Reproduce the listing below exactly, minus its pictures.
[Extracted information start]
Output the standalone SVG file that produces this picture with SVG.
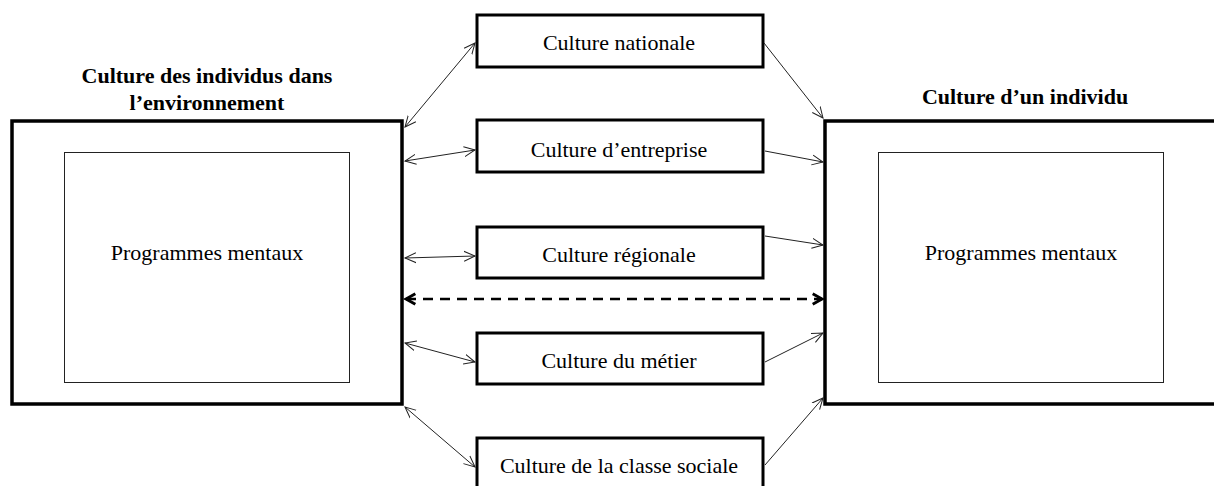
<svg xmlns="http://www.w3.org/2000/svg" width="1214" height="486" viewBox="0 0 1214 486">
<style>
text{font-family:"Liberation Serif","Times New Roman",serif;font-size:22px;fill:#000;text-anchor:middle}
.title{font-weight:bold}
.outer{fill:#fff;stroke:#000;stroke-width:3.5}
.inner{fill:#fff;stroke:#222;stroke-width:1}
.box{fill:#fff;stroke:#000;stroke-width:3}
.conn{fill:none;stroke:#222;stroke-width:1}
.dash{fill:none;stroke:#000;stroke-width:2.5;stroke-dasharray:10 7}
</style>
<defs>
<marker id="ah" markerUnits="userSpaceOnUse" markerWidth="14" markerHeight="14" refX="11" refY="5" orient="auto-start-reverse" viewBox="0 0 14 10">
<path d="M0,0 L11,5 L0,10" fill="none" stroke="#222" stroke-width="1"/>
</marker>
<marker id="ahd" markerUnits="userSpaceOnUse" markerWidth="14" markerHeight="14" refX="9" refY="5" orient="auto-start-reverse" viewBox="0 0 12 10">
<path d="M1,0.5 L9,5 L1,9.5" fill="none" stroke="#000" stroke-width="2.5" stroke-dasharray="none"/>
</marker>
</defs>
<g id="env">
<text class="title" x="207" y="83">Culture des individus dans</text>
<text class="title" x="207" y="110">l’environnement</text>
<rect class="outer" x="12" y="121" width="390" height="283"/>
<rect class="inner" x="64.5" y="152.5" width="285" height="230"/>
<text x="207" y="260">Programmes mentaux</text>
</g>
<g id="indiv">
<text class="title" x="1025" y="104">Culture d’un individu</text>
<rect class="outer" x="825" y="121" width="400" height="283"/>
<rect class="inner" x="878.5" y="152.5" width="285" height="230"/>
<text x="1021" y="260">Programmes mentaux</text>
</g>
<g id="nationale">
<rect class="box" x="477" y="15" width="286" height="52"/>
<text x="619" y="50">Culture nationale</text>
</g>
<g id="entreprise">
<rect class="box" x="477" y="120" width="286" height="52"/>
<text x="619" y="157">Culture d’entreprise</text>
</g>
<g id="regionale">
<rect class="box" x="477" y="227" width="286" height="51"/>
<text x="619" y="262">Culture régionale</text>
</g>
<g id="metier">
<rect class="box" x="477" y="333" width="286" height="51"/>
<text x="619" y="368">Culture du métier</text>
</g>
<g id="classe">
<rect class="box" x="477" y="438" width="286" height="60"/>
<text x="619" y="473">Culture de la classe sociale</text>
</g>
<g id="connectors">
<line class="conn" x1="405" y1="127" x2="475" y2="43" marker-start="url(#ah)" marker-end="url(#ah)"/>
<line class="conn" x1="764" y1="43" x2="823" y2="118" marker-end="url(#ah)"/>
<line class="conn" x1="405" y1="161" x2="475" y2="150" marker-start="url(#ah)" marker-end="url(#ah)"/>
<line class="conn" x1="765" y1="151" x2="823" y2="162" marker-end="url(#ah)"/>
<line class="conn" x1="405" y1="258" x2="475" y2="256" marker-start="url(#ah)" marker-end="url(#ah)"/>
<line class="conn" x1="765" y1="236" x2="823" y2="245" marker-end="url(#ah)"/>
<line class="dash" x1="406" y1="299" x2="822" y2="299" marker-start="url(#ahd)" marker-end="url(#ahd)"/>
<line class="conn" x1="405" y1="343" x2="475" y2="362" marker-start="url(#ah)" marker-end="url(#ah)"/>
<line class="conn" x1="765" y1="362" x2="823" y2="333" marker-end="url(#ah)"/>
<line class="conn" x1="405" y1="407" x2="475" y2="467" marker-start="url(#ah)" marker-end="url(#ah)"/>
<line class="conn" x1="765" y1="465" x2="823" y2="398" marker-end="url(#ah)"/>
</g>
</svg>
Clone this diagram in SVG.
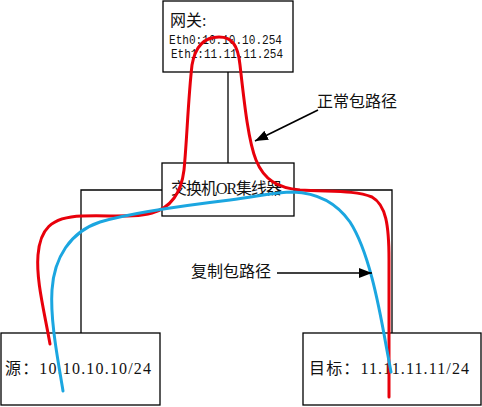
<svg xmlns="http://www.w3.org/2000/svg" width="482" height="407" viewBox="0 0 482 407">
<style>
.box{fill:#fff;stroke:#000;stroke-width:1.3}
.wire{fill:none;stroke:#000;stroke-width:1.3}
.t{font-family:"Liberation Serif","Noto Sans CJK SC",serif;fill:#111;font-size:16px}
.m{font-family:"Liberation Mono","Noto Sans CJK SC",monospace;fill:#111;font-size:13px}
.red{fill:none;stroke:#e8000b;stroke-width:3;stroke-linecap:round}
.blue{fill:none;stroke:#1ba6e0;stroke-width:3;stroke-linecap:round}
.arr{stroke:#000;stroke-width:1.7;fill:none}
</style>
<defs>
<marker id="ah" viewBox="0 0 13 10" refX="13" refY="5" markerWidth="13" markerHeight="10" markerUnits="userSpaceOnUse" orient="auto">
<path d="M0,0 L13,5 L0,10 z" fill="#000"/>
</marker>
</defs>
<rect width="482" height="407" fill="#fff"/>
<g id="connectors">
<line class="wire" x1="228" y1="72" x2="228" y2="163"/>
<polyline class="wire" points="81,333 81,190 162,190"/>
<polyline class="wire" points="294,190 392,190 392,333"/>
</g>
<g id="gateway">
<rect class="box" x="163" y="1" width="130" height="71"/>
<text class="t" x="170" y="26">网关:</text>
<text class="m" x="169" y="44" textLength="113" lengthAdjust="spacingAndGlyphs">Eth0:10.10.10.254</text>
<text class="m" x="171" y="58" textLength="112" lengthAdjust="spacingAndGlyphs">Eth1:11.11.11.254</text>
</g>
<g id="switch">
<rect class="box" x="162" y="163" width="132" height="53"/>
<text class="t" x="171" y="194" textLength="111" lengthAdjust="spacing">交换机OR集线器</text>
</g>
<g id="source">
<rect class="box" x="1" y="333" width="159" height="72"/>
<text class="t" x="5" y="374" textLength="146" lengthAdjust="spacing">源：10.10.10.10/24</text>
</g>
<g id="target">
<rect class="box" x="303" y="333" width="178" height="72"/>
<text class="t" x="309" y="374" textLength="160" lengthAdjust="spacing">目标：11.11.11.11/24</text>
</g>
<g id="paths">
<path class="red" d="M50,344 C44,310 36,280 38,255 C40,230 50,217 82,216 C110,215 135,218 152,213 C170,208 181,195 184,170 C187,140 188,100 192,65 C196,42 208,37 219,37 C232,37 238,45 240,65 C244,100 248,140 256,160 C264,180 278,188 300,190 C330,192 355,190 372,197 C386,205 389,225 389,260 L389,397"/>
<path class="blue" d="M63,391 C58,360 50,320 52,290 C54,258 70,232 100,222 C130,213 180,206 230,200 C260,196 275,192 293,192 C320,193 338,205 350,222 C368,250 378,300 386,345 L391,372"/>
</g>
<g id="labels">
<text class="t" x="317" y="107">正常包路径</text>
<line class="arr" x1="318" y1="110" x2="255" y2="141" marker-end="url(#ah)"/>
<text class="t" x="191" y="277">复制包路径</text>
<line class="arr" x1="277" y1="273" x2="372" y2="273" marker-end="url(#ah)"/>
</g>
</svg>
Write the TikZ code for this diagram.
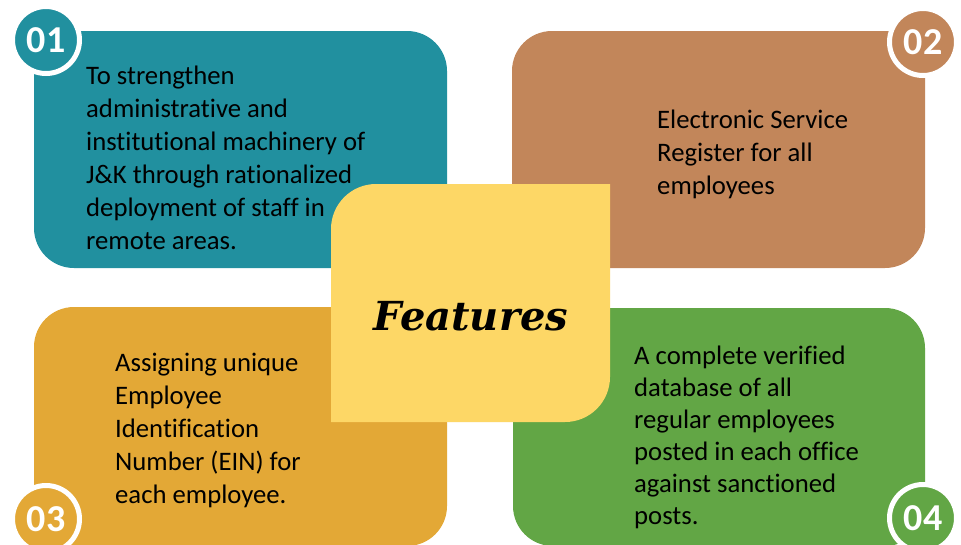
[Extracted information end]
Solution for this exercise —
Output the standalone SVG file that produces this picture with SVG.
<svg xmlns="http://www.w3.org/2000/svg" width="1214" height="486" viewBox="0 0 1214 486">
<style>
text{font-family:"Liberation Serif","Times New Roman",serif;font-size:22px;fill:#000;text-anchor:middle}
.title{font-weight:bold}
.outer{fill:#fff;stroke:#000;stroke-width:3.5}
.inner{fill:#fff;stroke:#222;stroke-width:1}
.box{fill:#fff;stroke:#000;stroke-width:3}
.conn{fill:none;stroke:#222;stroke-width:1}
.dash{fill:none;stroke:#000;stroke-width:2.5;stroke-dasharray:10 7}
</style>
<defs>
<marker id="ah" markerUnits="userSpaceOnUse" markerWidth="14" markerHeight="14" refX="11" refY="5" orient="auto-start-reverse" viewBox="0 0 14 10">
<path d="M0,0 L11,5 L0,10" fill="none" stroke="#222" stroke-width="1"/>
</marker>
<marker id="ahd" markerUnits="userSpaceOnUse" markerWidth="14" markerHeight="14" refX="9" refY="5" orient="auto-start-reverse" viewBox="0 0 12 10">
<path d="M1,0.5 L9,5 L1,9.5" fill="none" stroke="#000" stroke-width="2.5" stroke-dasharray="none"/>
</marker>
</defs>
<g id="env">
<text class="title" x="207" y="83">Culture des individus dans</text>
<text class="title" x="207" y="110">l’environnement</text>
<rect class="outer" x="12" y="121" width="390" height="283"/>
<rect class="inner" x="64.5" y="152.5" width="285" height="230"/>
<text x="207" y="260">Programmes mentaux</text>
</g>
<g id="indiv">
<text class="title" x="1025" y="104">Culture d’un individu</text>
<rect class="outer" x="825" y="121" width="400" height="283"/>
<rect class="inner" x="878.5" y="152.5" width="285" height="230"/>
<text x="1021" y="260">Programmes mentaux</text>
</g>
<g id="nationale">
<rect class="box" x="477" y="15" width="286" height="52"/>
<text x="619" y="50">Culture nationale</text>
</g>
<g id="entreprise">
<rect class="box" x="477" y="120" width="286" height="52"/>
<text x="619" y="157">Culture d’entreprise</text>
</g>
<g id="regionale">
<rect class="box" x="477" y="227" width="286" height="51"/>
<text x="619" y="262">Culture régionale</text>
</g>
<g id="metier">
<rect class="box" x="477" y="333" width="286" height="51"/>
<text x="619" y="368">Culture du métier</text>
</g>
<g id="classe">
<rect class="box" x="477" y="438" width="286" height="60"/>
<text x="619" y="473">Culture de la classe sociale</text>
</g>
<g id="connectors">
<line class="conn" x1="405" y1="127" x2="475" y2="43" marker-start="url(#ah)" marker-end="url(#ah)"/>
<line class="conn" x1="764" y1="43" x2="823" y2="118" marker-end="url(#ah)"/>
<line class="conn" x1="405" y1="161" x2="475" y2="150" marker-start="url(#ah)" marker-end="url(#ah)"/>
<line class="conn" x1="765" y1="151" x2="823" y2="162" marker-end="url(#ah)"/>
<line class="conn" x1="405" y1="258" x2="475" y2="256" marker-start="url(#ah)" marker-end="url(#ah)"/>
<line class="conn" x1="765" y1="236" x2="823" y2="245" marker-end="url(#ah)"/>
<line class="dash" x1="406" y1="299" x2="822" y2="299" marker-start="url(#ahd)" marker-end="url(#ahd)"/>
<line class="conn" x1="405" y1="343" x2="475" y2="362" marker-start="url(#ah)" marker-end="url(#ah)"/>
<line class="conn" x1="765" y1="362" x2="823" y2="333" marker-end="url(#ah)"/>
<line class="conn" x1="405" y1="407" x2="475" y2="467" marker-start="url(#ah)" marker-end="url(#ah)"/>
<line class="conn" x1="765" y1="465" x2="823" y2="398" marker-end="url(#ah)"/>
</g>
</svg>
Clone this diagram in SVG.
<svg xmlns="http://www.w3.org/2000/svg" width="482" height="407" viewBox="0 0 482 407">
<style>
.box{fill:#fff;stroke:#000;stroke-width:1.3}
.wire{fill:none;stroke:#000;stroke-width:1.3}
.t{font-family:"Liberation Serif","Noto Sans CJK SC",serif;fill:#111;font-size:16px}
.m{font-family:"Liberation Mono","Noto Sans CJK SC",monospace;fill:#111;font-size:13px}
.red{fill:none;stroke:#e8000b;stroke-width:3;stroke-linecap:round}
.blue{fill:none;stroke:#1ba6e0;stroke-width:3;stroke-linecap:round}
.arr{stroke:#000;stroke-width:1.7;fill:none}
</style>
<defs>
<marker id="ah" viewBox="0 0 13 10" refX="13" refY="5" markerWidth="13" markerHeight="10" markerUnits="userSpaceOnUse" orient="auto">
<path d="M0,0 L13,5 L0,10 z" fill="#000"/>
</marker>
</defs>
<rect width="482" height="407" fill="#fff"/>
<g id="connectors">
<line class="wire" x1="228" y1="72" x2="228" y2="163"/>
<polyline class="wire" points="81,333 81,190 162,190"/>
<polyline class="wire" points="294,190 392,190 392,333"/>
</g>
<g id="gateway">
<rect class="box" x="163" y="1" width="130" height="71"/>
<text class="t" x="170" y="26">网关:</text>
<text class="m" x="169" y="44" textLength="113" lengthAdjust="spacingAndGlyphs">Eth0:10.10.10.254</text>
<text class="m" x="171" y="58" textLength="112" lengthAdjust="spacingAndGlyphs">Eth1:11.11.11.254</text>
</g>
<g id="switch">
<rect class="box" x="162" y="163" width="132" height="53"/>
<text class="t" x="171" y="194" textLength="111" lengthAdjust="spacing">交换机OR集线器</text>
</g>
<g id="source">
<rect class="box" x="1" y="333" width="159" height="72"/>
<text class="t" x="5" y="374" textLength="146" lengthAdjust="spacing">源：10.10.10.10/24</text>
</g>
<g id="target">
<rect class="box" x="303" y="333" width="178" height="72"/>
<text class="t" x="309" y="374" textLength="160" lengthAdjust="spacing">目标：11.11.11.11/24</text>
</g>
<g id="paths">
<path class="red" d="M50,344 C44,310 36,280 38,255 C40,230 50,217 82,216 C110,215 135,218 152,213 C170,208 181,195 184,170 C187,140 188,100 192,65 C196,42 208,37 219,37 C232,37 238,45 240,65 C244,100 248,140 256,160 C264,180 278,188 300,190 C330,192 355,190 372,197 C386,205 389,225 389,260 L389,397"/>
<path class="blue" d="M63,391 C58,360 50,320 52,290 C54,258 70,232 100,222 C130,213 180,206 230,200 C260,196 275,192 293,192 C320,193 338,205 350,222 C368,250 378,300 386,345 L391,372"/>
</g>
<g id="labels">
<text class="t" x="317" y="107">正常包路径</text>
<line class="arr" x1="318" y1="110" x2="255" y2="141" marker-end="url(#ah)"/>
<text class="t" x="191" y="277">复制包路径</text>
<line class="arr" x1="277" y1="273" x2="372" y2="273" marker-end="url(#ah)"/>
</g>
</svg>
Write the TikZ code for this diagram.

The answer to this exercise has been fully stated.